In this scenario, the CEO wants to expand the company’s market by buying a major rival. He strongly believes that the strategies will double the company’s market share. His top managers warn him that the purchase will require a huge amount of money and the company will need a large debt to cater for the purchase. He is also warned that several of the mergers have failed. He insists on buying the major rival despite the many warnings.


This bias can be avoided through researching, investigating, and understanding all the possible options before making a decision. Criticizing the deal before implementing it may also help with overcoming the overconfidence trap (Bolland & Fletcher, 2016).


Anchoring Trap


Anchoring bias is demonstrated whereby the decision maker relies too much on the first information they receive and ignore all the other information that follows. The decision made is significant on the first information received. The initial information outweighs all the other options.


In this scenario, the CEO has two options to decide on which one to purchase. The owner of factory A brags that the factory produces 94% products that are free from defect. The owner of the second factory tells the CEO that the factory produces 5% defective product. The CEO does not even calculate the percentage of free defective products of factory B. In the real sense, factory B produces a higher percentage of free defective products that factory A. The decision made by the CEO relies too much on the first information received. That is because he was informed first by the owner of factory A.


The leader should practice patience to ensure that he gets all the information before making a decision. After getting all the information, he should critically evaluate all the options and, hence, decide on the best one (Kourdi & Kourdi, 2011).


Sunk-Cost Trap


In this case, the type of bias that the CEO demonstrates is the sunk-cost trap. Sunk cost bias comes about when someone invests so much into something that they are not able to abandon it. In this scenario, the CEO invested much in the research and advertisement of the hybrid vehicle. She is advised to abandon the vehicle to avoid further losses and focus on selling profitable vehicles. She insists on selling the vehicle despite such information. This type of bias is also called “the escalation of the commitment.” That is, someone tries to hold on to a situation instead of progressing with other better decisions.

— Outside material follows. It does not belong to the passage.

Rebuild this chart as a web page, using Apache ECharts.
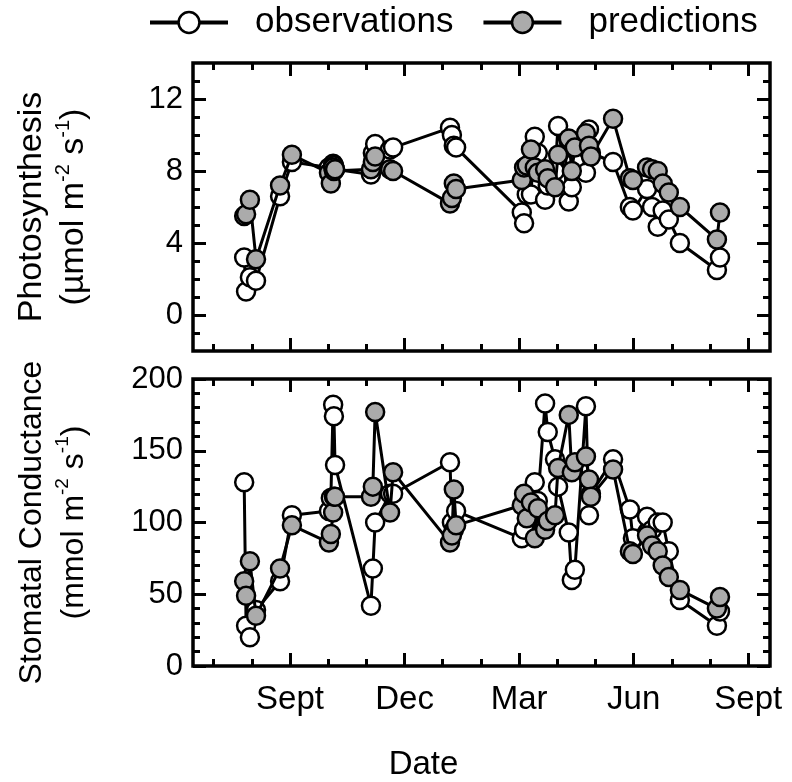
<!DOCTYPE html>
<html><head><meta charset="utf-8">
<script src="https://cdn.jsdelivr.net/npm/echarts@6/dist/echarts.min.js"></script>
<style>html,body{margin:0;padding:0;background:#fff}#c{width:792px;height:782px}</style>
</head><body><div id="c"></div>
<script>
// months since 1 September (year 1)
const dates = [-1.20,-1.15,-1.05,-0.89,-0.26,0.05,1.02,1.07,1.13,1.15,1.18,2.12,2.17,2.23,2.62,2.70,4.19,4.24,4.29,4.35,6.07,6.13,6.20,6.31,6.41,6.49,6.68,6.75,6.94,7.02,7.30,7.38,7.46,7.75,7.83,7.88,8.46,8.90,8.98,9.35,9.48,9.63,9.76,9.92,10.21,11.18,11.26];
const photoObs  = [3.2,1.3,2.1,1.9,6.6,8.5,8.2,8.0,8.4,8.3,8.1,7.8,9.0,9.5,9.2,9.3,10.4,10.0,9.4,9.3,5.7,5.1,6.7,6.7,9.9,9.0,6.4,7.2,8.0,10.5,6.3,7.1,8.5,7.9,10.3,9.0,8.5,6.0,5.8,7.0,6.0,4.9,5.8,5.3,4.0,2.5,3.2];
const photoPred = [5.5,5.6,6.4,3.1,7.2,8.9,7.9,7.3,8.2,8.0,8.1,8.1,8.5,8.8,8.1,8.0,6.2,6.5,7.3,7.0,7.5,8.2,8.3,9.2,8.2,7.9,8.1,7.6,7.1,8.9,9.8,8.0,9.3,10.1,9.4,8.8,10.9,7.6,7.5,8.2,8.1,8.0,7.3,6.8,6.0,4.2,5.7];
const condObs   = [128,28,20,39,59,105,108,117,182,174,140,42,68,100,120,120,142,100,95,108,89,95,110,105,128,115,183,163,144,125,93,60,67,181,105,120,144,109,89,104,95,100,100,80,46,28,38];
const condPred  = [59,49,73,35,68,98,86,92,107,118,118,118,125,177,107,135,86,91,123,98,112,120,103,114,89,110,95,101,105,138,175,135,142,146,130,118,137,80,78,91,84,80,70,62,53,40,48];

const monthLabelValues = [0,3,6,9,12];
const monthLabels = ['Sept','Dec','Mar','Jun','Sept'];
const monthMinorValues = [-2,-1,1,2,4,5,7,8,10,11];
const photoMajor = [0,4,8,12];
const photoMinor = [-1,1,2,3,5,6,7,9,10,11,13];
const condMajor = [0,50,100,150,200];
const condMinor = [10,20,30,40,60,70,80,90,110,120,130,140,160,170,180,190];

const X_MIN = -2.54, X_MAX = 12.57;
const FONT = 'Liberation Sans, Arial, sans-serif';

function tickAxis(grid, pos, vals, len, min, max, labels, fmt, fs, margin) {
  return {
    type: 'value', gridIndex: grid, position: pos, min: min, max: max,
    axisLine: {show: false, onZero: false}, splitLine: {show: false},
    axisTick: {show: true, inside: true, length: len, customValues: vals,
               lineStyle: {color: '#000', width: 3}},
    axisLabel: labels ? {show: true, customValues: vals, formatter: fmt,
               color: '#000', fontSize: fs, fontFamily: FONT, margin: margin}
               : {show: false},
    axisPointer: {show: false}
  };
}

const xAxis = [], yAxis = [];
[0,1].forEach(g => {
  const lbl = g === 1;
  xAxis.push(Object.assign(tickAxis(g, 'bottom', monthLabelValues, 13, X_MIN, X_MAX, lbl,
     v => monthLabels[monthLabelValues.indexOf(v)], 33, 17), g === 1 ? {
       name: 'Date', nameLocation: 'middle', nameGap: 82,
       nameTextStyle: {fontSize: 33, fontFamily: FONT, color: '#000', padding: [0, 116, 0, 0]}
     } : {}));
  xAxis.push(tickAxis(g, 'bottom', monthMinorValues, 7, X_MIN, X_MAX, false));
  xAxis.push(tickAxis(g, 'top', monthLabelValues, 13, X_MIN, X_MAX, false));
  xAxis.push(tickAxis(g, 'top', monthMinorValues, 7, X_MIN, X_MAX, false));
});

function richTitle(fs) {
  return {
    a: {fontSize: fs, fontFamily: FONT, color: '#000', lineHeight: 42},
    s: {fontSize: Math.round(fs * 0.6), fontFamily: FONT, color: '#000', lineHeight: 42, verticalAlign: 'top'}
  };
}
yAxis.push(Object.assign(tickAxis(0, 'left', photoMajor, 13, -2, 14, true, v => String(v), 31, 10), {
  name: '{a|Photosynthesis}\n{a|(µmol m}{s|-2}{a| s}{s|-1}{a|)}',
  nameLocation: 'middle', nameRotate: 90, nameGap: 98,
  nameTextStyle: {rich: richTitle(34), align: 'center'}
}));
yAxis.push(tickAxis(0, 'left', photoMinor, 7, -2, 14, false));
yAxis.push(tickAxis(0, 'right', photoMajor, 13, -2, 14, false));
yAxis.push(tickAxis(0, 'right', photoMinor, 7, -2, 14, false));
yAxis.push(Object.assign(tickAxis(1, 'left', condMajor, 13, 0, 200, true, v => String(v), 31, 10), {
  name: '{a|Stomatal Conductance}\n{a|(mmol m}{s|-2}{a| s}{s|-1}{a|)}',
  nameLocation: 'middle', nameRotate: 90, nameGap: 98,
  nameTextStyle: {rich: richTitle(32), align: 'center'}
}));
yAxis.push(tickAxis(1, 'left', condMinor, 7, 0, 200, false));
yAxis.push(tickAxis(1, 'right', condMajor, 13, 0, 200, false));
yAxis.push(tickAxis(1, 'right', condMinor, 7, 0, 200, false));

function mkSeries(name, vals, grid, fill, z) {
  return {
    name: name, type: 'line', xAxisIndex: grid * 4, yAxisIndex: grid * 4,
    data: dates.map((d, i) => [d, vals[i]]),
    symbol: 'circle', symbolSize: 18, z: z,
    lineStyle: {color: '#000', width: 3},
    itemStyle: {color: fill, borderColor: '#000', borderWidth: 2.5},
    emphasis: {disabled: true}, animation: false
  };
}
const OBS_FILL = '#ffffff', PRED_FILL = '#ababab';

const option = {
  backgroundColor: '#fff',
  animation: false,
  legend: {
    data: ['observations', 'predictions'], top: 0, left: 143,
    itemWidth: 78, itemHeight: 26, itemGap: 28,
    lineStyle: {width: 4, color: '#000'},
    itemStyle: {borderWidth: 2.5, borderColor: '#000'},
    textStyle: {fontSize: 35, fontFamily: FONT, color: '#000', padding: [0, 0, 0, 22]}
  },
  grid: [
    {left: 193, top: 63, width: 577, height: 288, show: true, borderColor: '#000', borderWidth: 3.5, containLabel: false},
    {left: 193, top: 379, width: 577, height: 289, show: true, borderColor: '#000', borderWidth: 3.5, containLabel: false}
  ],
  xAxis: xAxis, yAxis: yAxis,
  series: [
    mkSeries('observations', photoObs, 0, OBS_FILL, 2),
    mkSeries('predictions', photoPred, 0, PRED_FILL, 3),
    mkSeries('observations', condObs, 1, OBS_FILL, 2),
    mkSeries('predictions', condPred, 1, PRED_FILL, 3)
  ]
};
const chart = echarts.init(document.getElementById('c'), null, {renderer: 'canvas'});
chart.setOption(option);
</script></body></html>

This bias can be avoided by worrying less about the past and focusing on the present and the future. If the hybrid vehicle is leading to loses, then the leader must make a new decision so that the bias can be corrected. Her mind must be flexible so that she can adjust to the situations. This is because when money is spent inefficiently, it is gone and can never come back. Instead of thinking more about the costs spent on the hybrid vehicle, she should learn to make new decisions that focus on the future (Dennet, 2006).


Another way of avoiding this bias is through effective planning. Before implementing any new project, one should do proper planning and necessary modifications. One should also have in mind that the project may fail; in that case, modification will be required. Therefore, the mind of the leader should be flexible. The leader can only avoid this type of bias through making new decisions. That is, the CEO will have to forget about the hybrid vehicle and continue selling other vehicles that bring profit to the company. Without correcting the issue, the company’s situation will worsen (Bolland & Fletcher, 2016).


Conclusion


The most dangerous bias is the sunk-cost trap. People with this type of bias resist finding the solutions for their problems. This is because they have a fixed mind. They constantly regret their past which prevents them from making progress. A company leader with this type of bias can make the company fail without thinking of the methods that can help (Hammond, Keeney & Raiffa, 2015).

References


Bazerman, M., & Moore, D. (2013). Judgment in managerial decision making. Hoboken, N.J.: Wiley.


Bolland, E., & Fletcher, F. (2016). Solutions. London: Routledge.


Dennet, D. (2006). Breaking the spell. New York: Viking.


Hammond, J., Keeney, R., & Raiffa, H. (2015). Smart choices. Boston: Harvard Business School Press.


Kourdi, J., & Kourdi, J. (2011). Effective decision making. London: Marshall Cavendish Business.